Solution: Use recognition network

q_\phi(z\mid x) \approx p_\theta(z\mid x) = \frac{p_\theta(x\mid z)p_\theta(z)}{p_\theta(x)}

ELBO

\begin{align*} \log{p_\theta(x)} & = \underset{z\sim q_\phi(z\mid x)}{E}\left(\log{p_\theta(x)}\right) \\& = \underset{z\sim q_\phi(z\mid x)}{E}\left(\log{\frac{p_\theta(x,z)}{p_\theta(z\mid x)}}\right) \\& = \underset{z\sim q_\phi(z\mid x)}{E}\left(\log{\frac{p_\theta(x,z)q_\phi(z\mid x)}{q_\phi(z\mid x)p_\theta(z\mid x)}}\right) \\& = \underset{z\sim q_\phi(z\mid x)}{E}\left(\log{\frac{p_\theta(x,z)}{q_\phi(z\mid x)}}\right) + \underset{z\sim q_\phi(z\mid x)}{E}\left(\log{\frac{q_\phi(z\mid x)}{p_\theta(z\mid x)}}\right) \\& = \text{ELBO}_{\theta,\phi}(x) + \text{KL}(q_\phi(z\mid x)\parallel p_\theta(z\mid x)) \end{align*}

This implies that $\underset{\phi}{\arg\max}\{\text{ELBO}_{\theta,\phi}(x)\} = \underset{\phi}{\arg\min}\{\text{KL}(q_\phi(z\mid x)\parallel p_\theta(z\mid x))\}$ because

\sum_{i=1}^n \text{ELBO}_{\theta,\phi}(x_i) = \sum_{i=1}^n \log{p_\theta(x_i)}-\text{KL}(q_\phi(z\mid x)\parallel p_\theta(z\mid x))

The KL divergence here is the information lost when approximating (or training) the encoder using the decoder network in the reverse direction, which is consistent the idea of recognition network.

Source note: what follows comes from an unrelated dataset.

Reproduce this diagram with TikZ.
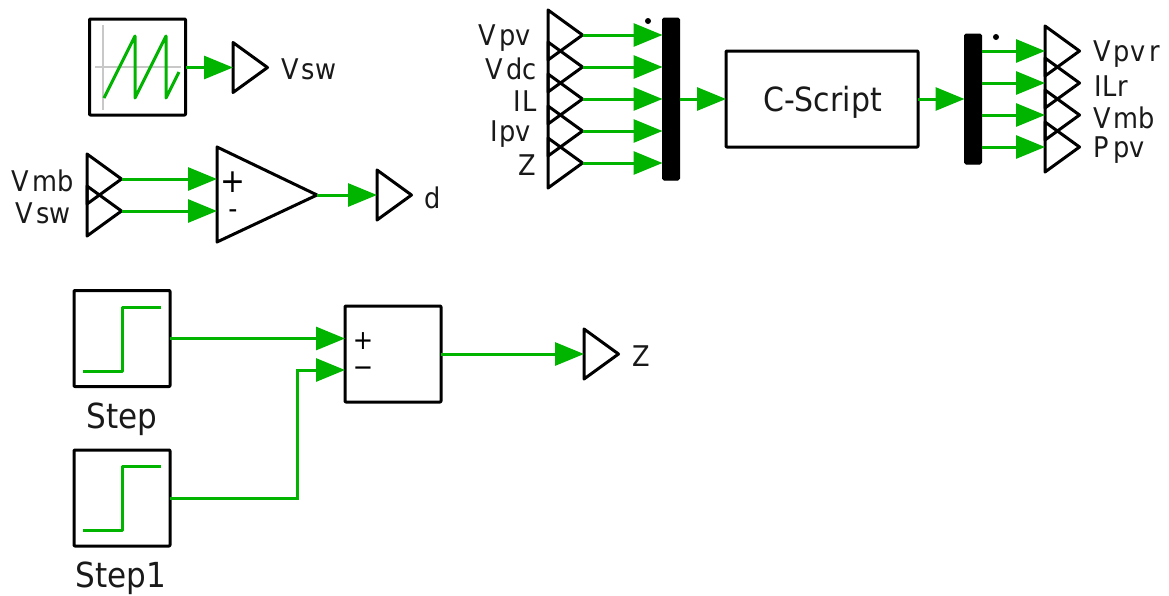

This should be intuitive because in an autoencoder the network should output the same thing as the input, given the latent representation.

Maximizing ELBO

\begin{align*} \text{ELBO}_{\theta,\phi}(x) & = \underset{z\sim q_\phi(z\mid x)}{E}\left(\log{\frac{p_\theta(x,z)p_\theta(z)}{p_\theta(z)q_\phi(z\mid x)}}\right) \\& = \underset{z\sim q_\phi(z\mid x)}{E}\left(\log{p_\theta(x\mid z)}\right) - \text{KL}(q_\phi(z\mid x)\parallel p_\theta(z)) \end{align*}

Note that the KL divergence is easy to compute because $p_\theta(z)$ is just the bottle neck and $q_\theta(z\mid x)$ is the encoder network. To compute the expectation use the reparametirization trick such that $\underset{z\sim q_\phi(z\mid x)}{E}\left(\log{p_\theta(x\mid z)}\right) = \underset{\epsilon\sim N(0, \boldsymbol{I})}{E}\left(\log{p_\theta(\boldsymbol{\mu}_\phi(x) + \boldsymbol{\Sigma}_\phi(x)^{\frac{1}{2}}\epsilon)}\right)$ ; take samples from $q$ using samples from $\epsilon$ , run the decoder network, then use Monte Carlo to estimate. With this, finally take the autodiff on the expectation and run SGD to optimize the ELBO.